Повернулась к мальчику и увидела, как вспыхнули синие глазки. Понравилось, видать, как я ответила нянечке его. Ведьма. Да, малыш, я тоже заметила, какая она ведьма.
— Ничего. Догонишь и пойдешь в школу.
Потом решила не тянуть кота за хвост, не притворяться и не ходить вокруг да около.
— Тебе рассказывали, что у тебя сестричка есть?
Синие озера удивленно округлились.
— Да-да, есть маленькая сестричка. Ее зовут Тая.
Он даже оживился, и пальцы, сжимающие мишку за пузо, начали шевелиться.
— И папа есть. Настоящий. Правда, он сейчас уехал по работе и не знает, что я тебя нашла для него и хочу привезти к нам домой.

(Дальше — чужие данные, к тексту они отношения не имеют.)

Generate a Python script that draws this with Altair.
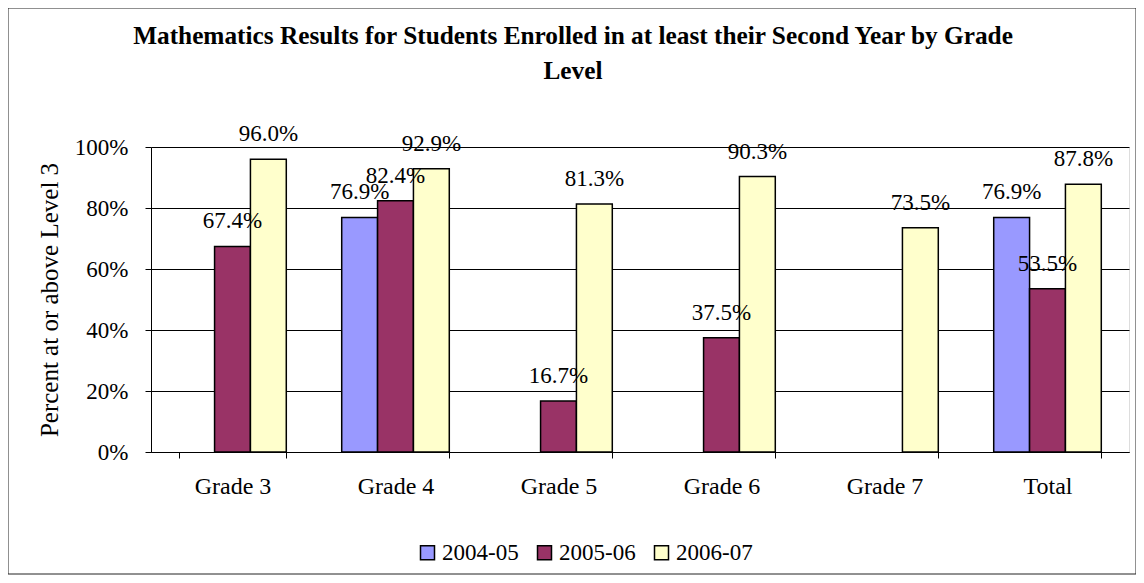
import altair as alt
import pandas as pd

categories = ["Grade 3", "Grade 4", "Grade 5", "Grade 6", "Grade 7", "Total"]
years = ["2004-05", "2005-06", "2006-07"]
v_2004_05 = [None, 76.9, None, None, None, 76.9]
v_2005_06 = [67.4, 82.4, 16.7, 37.5, None, 53.5]
v_2006_07 = [96.0, 92.9, 81.3, 90.3, 73.5, 87.8]
colors = ["#9999FF", "#993366", "#FFFFCC"]
y_ticks = [0, 20, 40, 60, 80, 100]
title_lines = ["Mathematics Results for Students Enrolled in at least their Second Year by Grade", "Level"]

rows = []
for yr, vals in zip(years, [v_2004_05, v_2005_06, v_2006_07]):
    for c, v in zip(categories, vals):
        if v is not None:
            rows.append({"Grade": c, "Year": yr, "Pct": v, "Label": f"{v:.1f}%"})
df = pd.DataFrame(rows)
one = pd.DataFrame({"k": [0]})

FONT = "'Liberation Serif', 'Times New Roman', Times, serif"
W, H = 978, 305

x = alt.X("Grade:N", sort=categories, title=None,
          scale=alt.Scale(paddingInner=0.34, paddingOuter=0.17),
          axis=alt.Axis(labelAngle=0, tickBand="extent", tickSize=6,
                        labelPadding=16, labelFontSize=24, labelFont=FONT,
                        labelColor="black", domainColor="black",
                        tickColor="black", grid=False))
xo = alt.XOffset("Year:N", sort=years, scale=alt.Scale(paddingInner=0))
y = alt.Y("Pct:Q", title="Percent at or above Level 3",
          scale=alt.Scale(domain=[0, 100], nice=False),
          axis=alt.Axis(values=y_ticks, labelExpr="datum.value + '%'",
                        tickSize=6, labelPadding=17, labelFontSize=23,
                        labelFont=FONT, labelColor="black",
                        titleFont=FONT, titleFontSize=25,
                        titleFontWeight="normal", titleColor="black",
                        titlePadding=12, domainColor="black",
                        tickColor="black", grid=True, gridColor="black",
                        gridWidth=1, gridOpacity=1))

frame = alt.Chart(one).mark_rect(fill="transparent", stroke="#222222",
                                 strokeWidth=1, clip=False).encode(
    x=alt.value(-143), x2=alt.value(985), y=alt.value(-139), y2=alt.value(427))

title1 = alt.Chart(one).mark_text(font=FONT, fontSize=25.3, fontWeight="bold",
                                  color="black", baseline="alphabetic",
                                  align="center").encode(
    x=alt.value(422), y=alt.value(-103), text=alt.value(title_lines[0]))
title2 = alt.Chart(one).mark_text(font=FONT, fontSize=25.3, fontWeight="bold",
                                  color="black", baseline="alphabetic",
                                  align="center").encode(
    x=alt.value(422), y=alt.value(-68), text=alt.value(title_lines[1]))

bars = alt.Chart(df).mark_bar(stroke="black", strokeWidth=1.5).encode(
    x=x, xOffset=xo, y=y,
    color=alt.Color("Year:N", sort=years, title=None,
                    scale=alt.Scale(domain=years, range=colors),
                    legend=alt.Legend(orient="none", direction="horizontal",
                                      legendX=265, legendY=394,
                                      symbolType="square", symbolSize=196,
                                      symbolStrokeColor="black",
                                      symbolStrokeWidth=1.5,
                                      labelFont=FONT, labelFontSize=23,
                                      labelColor="black", labelOffset=3,
                                      columnPadding=14)))

texts = alt.Chart(df).mark_text(font=FONT, fontSize=23, color="black",
                                baseline="middle", dy=-25).encode(
    x=x, xOffset=xo, y=y, text="Label:N")

chart = alt.layer(frame, title1, title2, bars, texts).properties(
    width=W, height=H,
    autosize=alt.AutoSizeParams(type="none"),
    padding={"left": 143, "top": 139, "right": 7, "bottom": 123},
).configure_view(fill="#C0C0C0", stroke="#808080", strokeWidth=1
).configure(background="white")

chart.save("out.html", embed_options={"renderer": "svg", "actions": False})
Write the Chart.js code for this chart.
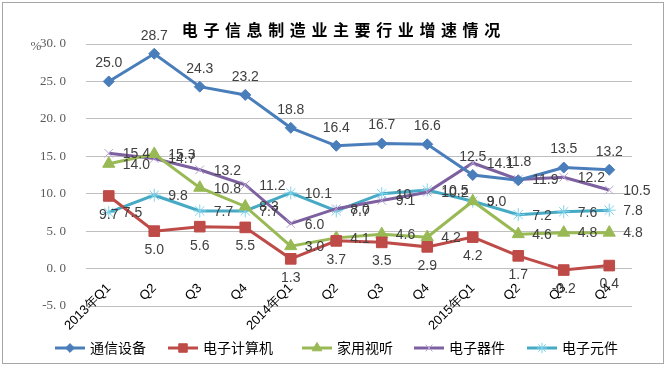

Сказала, и у самой сердце сжалось — равнодушие из его глаз пропало, они стали такими бездонными, полными надежды и тоски. И я себя вспомнила… как надеялась, что мать и отец приедут за мной в интернат. Что когда-нибудь у меня семья появится, что пить оба бросят, одумаются, заберут домой.
— А ты? Ты моя мама?
Это была та секунда, когда я забыла, зачем пришла сюда, зачем вообще решила забрать этого мальчика. Он, словно, ударил меня прямо в сердце, расколол его на части и забрал себе кусок. Вот так молниеносно всего лишь парой слов.
— Я же тебе рассказывала, что твоя мама умерла, Яша.